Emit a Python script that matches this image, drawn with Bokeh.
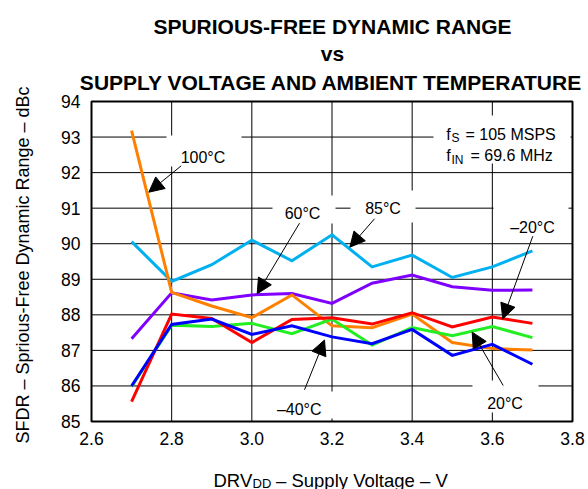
import math
from bokeh.plotting import figure
from bokeh.models import Range1d, FixedTicker, PrintfTickFormatter, Label, Arrow, NormalHead
from bokeh.embed import file_html
from bokeh.resources import INLINE

# ---------------- data ----------------
volts = [2.7, 2.8, 2.9, 3.0, 3.1, 3.2, 3.3, 3.4, 3.5, 3.6, 3.7]
sfdr_85c = [90.06, 88.94, 89.41, 90.10, 89.52, 90.25, 89.35, 89.68, 89.05, 89.35, 89.80]
sfdr_60c = [87.33, 88.62, 88.42, 88.56, 88.60, 88.32, 88.89, 89.12, 88.79, 88.69, 88.70]
sfdr_100c = [93.18, 88.63, 88.25, 87.92, 88.56, 87.69, 87.64, 88.02, 87.22, 87.05, 87.01]
sfdr_20c = [85.98, 87.71, 87.67, 87.76, 87.47, 87.88, 87.15, 87.64, 87.41, 87.67, 87.36]
sfdr_m20c = [85.56, 88.02, 87.90, 87.22, 87.87, 87.92, 87.74, 88.06, 87.66, 87.94, 87.76]
sfdr_m40c = [86.00, 87.73, 87.88, 87.45, 87.69, 87.38, 87.19, 87.59, 86.86, 87.17, 86.61]

x_ticks = [2.6, 2.8, 3.0, 3.2, 3.4, 3.6, 3.8]
y_ticks = [85, 86, 87, 88, 89, 90, 91, 92, 93, 94]

FONT = "Liberation Sans"
W, H = 588, 489    # figure size

# picture-pixel -> data helpers (chart box spans x 91..572, y 101..421)
def X(px):
    return x_ticks[0] + (px - 91) / (572 - 91) * (x_ticks[-1] - x_ticks[0])

def Y(py):
    return y_ticks[-1] - (py - 101) / (421 - 101) * (y_ticks[-1] - y_ticks[0])

p = figure(width=W, height=H, output_backend="svg", toolbar_location=None,
           x_range=Range1d(X(0), X(W)), y_range=Range1d(Y(H), Y(0)),
           min_border=0)
p.min_border_left = 0
p.min_border_right = 0
p.min_border_top = 0
p.min_border_bottom = 0
p.title.text = ""
p.background_fill_color = "white"
p.border_fill_color = "white"
p.outline_line_color = None
p.xgrid.visible = False
p.ygrid.visible = False

# axes drawn at the chart box edges
p.xaxis.fixed_location = y_ticks[0]
p.yaxis.fixed_location = x_ticks[0]
p.xaxis.ticker = FixedTicker(ticks=x_ticks)
p.yaxis.ticker = FixedTicker(ticks=y_ticks)
p.xaxis.formatter = PrintfTickFormatter(format="%.1f")
for ax in (p.xaxis, p.yaxis):
    ax.axis_line_color = None
    ax.major_tick_line_color = None
    ax.minor_tick_line_color = None
    ax.major_tick_out = 0
    ax.major_tick_in = 0
    ax.major_label_text_font = FONT
    ax.major_label_text_font_size = "17.5px"
    ax.major_label_text_color = "black"
p.xaxis.major_label_standoff = 10
p.yaxis.major_label_standoff = 11

# grid lines
p.segment(x0=x_ticks[1:-1], y0=[y_ticks[0]] * (len(x_ticks) - 2),
          x1=x_ticks[1:-1], y1=[y_ticks[-1]] * (len(x_ticks) - 2),
          line_color="black", line_width=1)
p.segment(x0=[x_ticks[0]] * (len(y_ticks) - 2), y0=y_ticks[1:-1],
          x1=[x_ticks[-1]] * (len(y_ticks) - 2), y1=y_ticks[1:-1],
          line_color="black", line_width=1)

# white boxes behind annotation texts (cover grid lines)
boxes = [
    (166, 241, 135, 166),
    (272, 335, 195, 223),
    (350, 415, 190, 222),
    (493, 568, 200, 238),
    (472, 538, 380, 412),
    (262, 336, 391, 418),
    (433, 570, 115, 163),
]
p.quad(left=[X(b[0]) for b in boxes], right=[X(b[1]) for b in boxes],
       top=[Y(b[2]) for b in boxes], bottom=[Y(b[3]) for b in boxes],
       fill_color="white", line_color=None)

series = [
    (sfdr_85c, "#00B0F0"),
    (sfdr_60c, "#8000FF"),
    (sfdr_100c, "#FF8000"),
    (sfdr_20c, "#22EE22"),
    (sfdr_m20c, "#FF0000"),
    (sfdr_m40c, "#0000FF"),
]
for ys, col in series:
    p.line(volts, ys, line_color=col, line_width=3, line_join="miter")

# chart box border
p.quad(left=x_ticks[0], right=x_ticks[-1], bottom=y_ticks[0], top=y_ticks[-1],
       fill_color=None, line_color="black", line_width=2)

# annotation labels
def lab(px, py, text, size="16px", align="center", bold=False, angle=0.0):
    p.add_layout(Label(x=X(px), y=Y(py), text=text, text_font=FONT, text_font_size=size,
                       text_align=align, text_baseline="alphabetic", text_color="black",
                       text_font_style="bold" if bold else "normal", angle=angle))

lab(202.5, 157, "100\u00b0C")
lab(302, 213.3, "60\u00b0C")
lab(382.5, 208.3, "85\u00b0C")
lab(532, 226.7, "\u201320\u00b0C")
lab(504.5, 403.3, "20\u00b0C")
lab(298.7, 409.3, "\u201340\u00b0C")

# f_S / f_IN
lab(445.7, 133.5, "f", align="left")
lab(451, 137.5, "S", size="12px", align="left")
lab(465, 133.5, "= 105 MSPS", align="left")
lab(445.7, 155, "f", align="left")
lab(451, 159, "IN", size="12px", align="left")
lab(470, 155, "= 69.6 MHz", align="left")

# arrows
arrows = [
    ((180.7, 165.3), (148.3, 191.7)),
    ((299.0, 222.7), (256.7, 293.3)),
    ((374.0, 218.3), (349.3, 246.7)),
    ((532.3, 235.7), (502.3, 318.3)),
    ((502.7, 385.0), (471.7, 331.7)),
    ((304.0, 389.3), (324.0, 339.5)),
]
for (sx, sy), (ex, ey) in arrows:
    p.add_layout(Arrow(end=NormalHead(size=15, fill_color="black", line_color="black", line_width=1),
                       x_start=X(sx), y_start=Y(sy), x_end=X(ex), y_end=Y(ey),
                       line_color="black", line_width=1))

# titles
lab(332, 26, "SPURIOUS-FREE DYNAMIC RANGE", size="21px", bold=True)
lab(332, 53, "vs", size="21px", bold=True)
lab(331, 81.5, "SUPPLY VOLTAGE AND AMBIENT TEMPERATURE", size="21px", bold=True)

# axis titles
lab(22.5, 264.5, "SFDR \u2013 Sprious-Free Dynamic Range \u2013 dBc", size="18px", angle=math.pi / 2)
lab(213, 480, "DRV", size="18.5px", align="left")
lab(252, 483, "DD", size="13px", align="left")
lab(275.5, 480, "\u2013 Supply Voltage \u2013 V", size="18.5px", align="left")

open("out.html", "w").write(file_html(p, INLINE))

(What you should do):
Find each line holding "drawn". Copy it out.

(Output for this task):
Emit a Python script that matches this image, drawn with Bokeh.
# axes drawn at the chart box edges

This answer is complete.